British workers, he says, have fewer rights than their European counterparts: for example it is "too cheap and too easy to sack British workers". He also argues that public services make a moral statement about society. Key debate "You tell me or show me how you treat your pensioners, the quality of your transport, or how you treat your children and I will tell whether you are a caring society, whether you've got compassion, whether you are concerned and whether you bridge the generation in terms of prosperity of the nation and therefore public services are important." Public services are also the issue which Morris believes will win or lose Labour the next election and he fears that issues such as UK entry into the single currency will detract from that - although he acknowledges the euro remains a key debate for Britain. "It's a debate that must be informed by reality and not informed by mad rush and that's why I continue to argue that we should fix our public services - it's on that experience that the next election will be decided." Morris is at heart a campaigner so when he does eventually retire he wants to travel, spend time with family and read, but he also intends to throw himself into supporting various educational institutions in the UK and Jamaica.
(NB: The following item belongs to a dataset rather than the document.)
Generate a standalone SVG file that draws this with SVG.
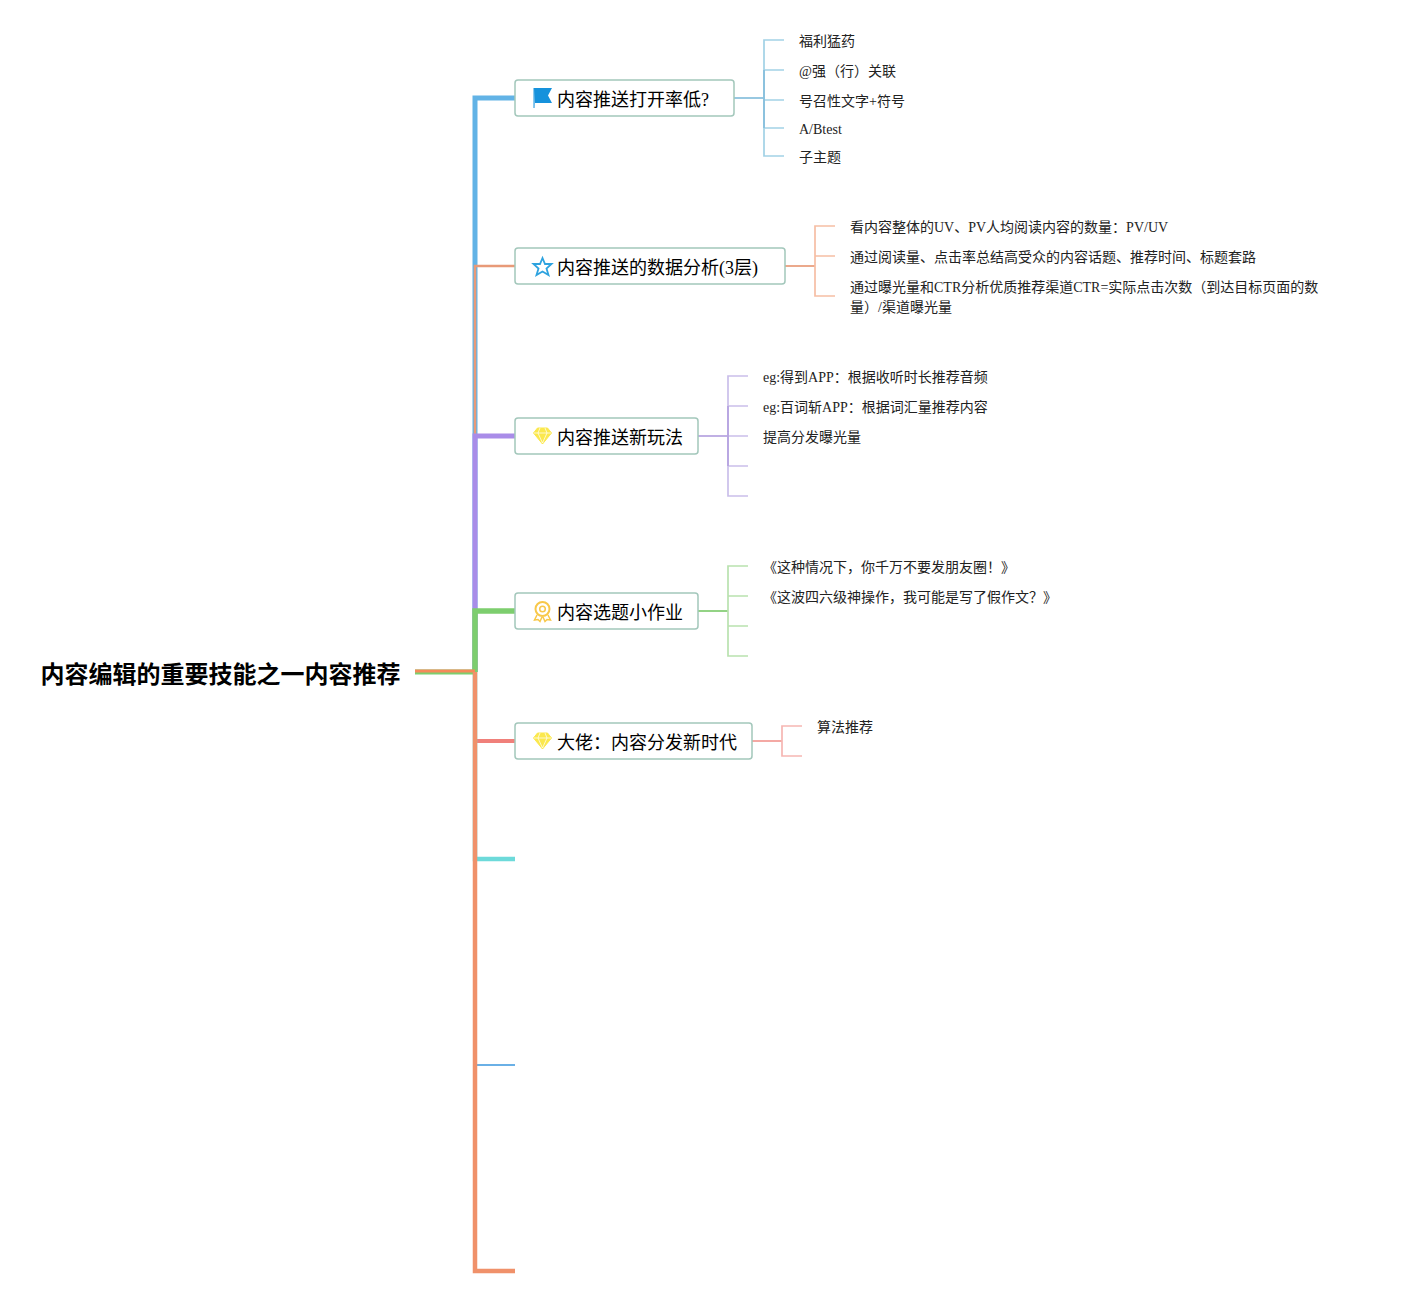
<svg xmlns="http://www.w3.org/2000/svg" width="1410" height="1296" viewBox="0 0 1410 1296">
<style>
text{font-family:"Liberation Serif","Noto Sans CJK SC",serif;fill:#111}
.r{font-family:"Noto Sans CJK SC","Liberation Sans",sans-serif;font-size:24px;font-weight:700;fill:#000}
.t{font-size:18px;fill:#000}
.c{font-size:14px;fill:#222}
.box{fill:#fff;stroke:#a3c7bb;stroke-width:1.5}
path{fill:none;stroke-linejoin:miter}
circle{fill:none}
.b1{stroke:#a2d2e6;stroke-width:1.7}.b1m{stroke:#86bfdc;stroke-width:1.7}
.b2{stroke:#f6bea4;stroke-width:1.7}.b2m{stroke:#e89a78;stroke-width:1.7}
.b3{stroke:#cabfea;stroke-width:1.7}.b3m{stroke:#b5a2e0;stroke-width:1.7}
.b4{stroke:#b9e2af;stroke-width:1.7}.b4m{stroke:#80cc70;stroke-width:1.7}
.b5{stroke:#f6b6b2;stroke-width:1.7}.b5m{stroke:#f29a94;stroke-width:1.7}
</style>
<g id="connectors">
<path d="M475 672V98H515" stroke="#62b3e6" stroke-width="5"/>
<path d="M475 672V266H515" stroke="#e89a78" stroke-width="2.500"/>
<path d="M475 672V436H515" stroke="#a98ce8" stroke-width="5"/>
<path d="M475 672V611H515" stroke="#7dce6e" stroke-width="5.500"/>
<path d="M475 672V741H515" stroke="#f0807a" stroke-width="4"/>
<path d="M475 672V859H515" stroke="#6ddada" stroke-width="4.500"/>
<path d="M475 672V1065H515" stroke="#6ab0e6" stroke-width="2"/>
<path d="M415 672H475" stroke="#7dce6e" stroke-width="5"/>
<path d="M415 671H475" stroke="#f58a5a" stroke-width="3"/>
<path d="M475 672V1271H515" stroke="#f0916a" stroke-width="4.500"/>

<path class="b1m" d="M734 98H764"/>
<path class="b1" d="M784 40H764V156H784M764 70H784M764 100H784M764 128H784"/>
<path class="b1m" d="M764 70V128"/>
<path class="b2m" d="M785 266H815"/>
<path class="b2" d="M835 226H815V296H835M815 256H835"/>
<path class="b3m" d="M698 436H728"/>
<path class="b3" d="M748 376H728V496H748M728 406H748M728 436H748M728 466H748"/>
<path class="b3m" d="M728 406V466"/>
<path class="b4m" d="M698 611H728"/>
<path class="b4" d="M748 566H728V656H748M728 596H748M728 626H748"/>
<path class="b5m" d="M752 741H782"/>
<path class="b5" d="M802 726H782V756H802"/>
</g>
<g id="root"><text class="r" x="40.500" y="683">内容编辑的重要技能之一内容推荐</text></g>
<g id="n1"><rect class="box" x="515" y="80" width="219" height="36" rx="3"/>
<path d="M534 88H552L548 95.500L552 103H535V108" style="fill:#1692dc" stroke="none"/><path d="M534 88V108" stroke="#1692dc" stroke-width="1"/>
<text class="t" x="557" y="105.500">内容推送打开率低?</text></g>
<g id="n2"><rect class="box" x="515" y="248" width="270" height="36" rx="3"/>
<path d="M542.500 258L545 264H551.500L546.500 268.500L548.500 275L542.500 271.500L536.500 275L538.500 268.500L533.500 264H540Z" stroke="#2ea3df" stroke-width="1.800"/>
<text class="t" x="557" y="273.500">内容推送的数据分析(3层)</text></g>
<g id="n3"><rect class="box" x="515" y="418" width="183" height="36" rx="3"/>
<path d="M537.500 428H547.500L551.500 433L542.500 444L533.500 433Z" style="fill:#fbe84d" stroke="#fbe84d"/><path d="M534 433H551M538 433L542.500 443L547 433M540 428L538 433M545 428L547 433" stroke="#fff" stroke-width=".7"/>
<text class="t" x="557" y="443.500">内容推送新玩法</text></g>
<g id="n4"><rect class="box" x="515" y="593" width="183" height="36" rx="3"/>
<circle cx="542.500" cy="609" r="7" stroke="#f8c84a" stroke-width="2"/><circle cx="542.500" cy="609" r="2.800" stroke="#f8c84a" stroke-width="1.500"/>
<path d="M537 615L534.500 620L538 619.500L540 621.500L542 617M548 615L550.500 620L547 619.500L545 621.500L543 617" stroke="#f8c84a" stroke-width="1.500"/>
<text class="t" x="557" y="618.500">内容选题小作业</text></g>
<g id="n5"><rect class="box" x="515" y="723" width="237" height="36" rx="3"/>
<path d="M537.500 733H547.500L551.500 738L542.500 749L533.500 738Z" style="fill:#fbe84d" stroke="#fbe84d"/><path d="M534 738H551M538 738L542.500 748L547 738M540 733L538 738M545 733L547 738" stroke="#fff" stroke-width=".7"/>
<text class="t" x="557" y="748.500">大佬：内容分发新时代</text></g>
<g id="c1">
<text class="c" x="799" y="46">福利猛药</text>
<text class="c" x="799" y="76">@强（行）关联</text>
<text class="c" x="799" y="106">号召性文字+符号</text>
<text class="c" x="799" y="134">A/Btest</text>
<text class="c" x="799" y="162">子主题</text></g>
<g id="c2">
<text class="c" x="850" y="232">看内容整体的UV、PV人均阅读内容的数量：PV/UV</text>
<text class="c" x="850" y="262">通过阅读量、点击率总结高受众的内容话题、推荐时间、标题套路</text>
<text class="c" x="850" y="292">通过曝光量和CTR分析优质推荐渠道CTR=实际点击次数（到达目标页面的数</text>
<text class="c" x="850" y="312">量）/渠道曝光量</text></g>
<g id="c3">
<text class="c" x="763" y="382">eg:得到APP：根据收听时长推荐音频</text>
<text class="c" x="763" y="412">eg:百词斩APP：根据词汇量推荐内容</text>
<text class="c" x="763" y="442">提高分发曝光量</text></g>
<g id="c4">
<text class="c" x="763" y="572">《这种情况下，你千万不要发朋友圈！》</text>
<text class="c" x="763" y="602">《这波四六级神操作，我可能是写了假作文？》</text></g>
<g id="c5"><text class="c" x="817" y="732">算法推荐</text></g>
</svg>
With left-wingers taking control of many of the UK's unions, Morris' days at the head of the TGWU may soon be looked back to with a great deal of nostalgia in Downing Street. Reasonable comrade? Asked if he thinks he is now seen as a comparatively moderate trade union leader Morris retorts with a smile: "Good job I'm not running for election given you saying how reasonable and comradely I am or I would probably lose all my votes. "We all have our approach we all have our style, we all set ourselves our own objectives and approach it in a different way I've made my mistakes using my comradely approach and I have no doubt that tomorrows generation will also make mistakes. "What is important is that we all learn from them, never to be repeated and use that experience to build something that is more tangible, something more long-lasting, more enduring. "But at all times what we must do has to be for the common good of our members and for the common good of our society of which we are a part."